F. And a bunch of minor things. For instance, it’s better to spread the intermediate vector results across several cache lines, so there’s no contention between different SMs trying to write the same line. But the difference this makes is pretty much in the noise.

Results

After optimisation, this artificial benchmark ends up running at about 1.5% compute efficiency (at least on the 860m in my laptop). This is terrible, terrible performance. In some sense it’s an order-of-magnitude improvement on the Baidu approach, but we’re not really comparing apples-to-apples. (This is one case where it’s actually a good thing that my GPU is small!)

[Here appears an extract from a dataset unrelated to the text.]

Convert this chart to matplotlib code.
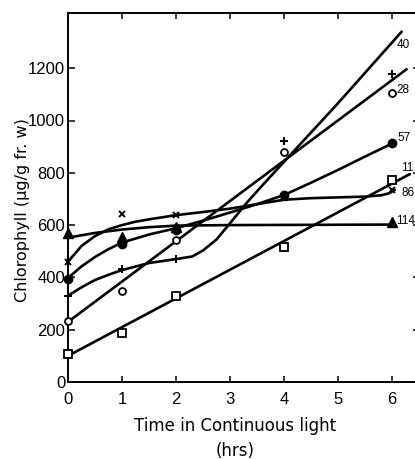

Why is it so bad? In a word: synchronisation. The only way that different SMs can communicate is via L2, with latency in the hundreds of cycles. At each stage of the inner loop, a single thread only has 8 multiply-adds to do, so performance is dominated by the time spent waiting on L2.

Conclusion

This exercise highlights a fundamental limitation of an NVIDIA-style “big” GPU: we can’t parallelise efficiently across the whole processor if we need frequent synchronisation.

We can see in the Baidu results that a CPU is a better choice in terms of efficiency for this problem. This is because CPUs are optimised for high single-threaded performance, with narrow(ish) vector processors, and the relative cost of synchronising through memory is much lower.

Even the CPU doesn’t look great in terms of absolute time. To minimise latency we need to parallelise (since we’ll never be able to run a small number of floating-point units fast enough), and that means solving the problem of frequent communication across a large parallel array of ALUs.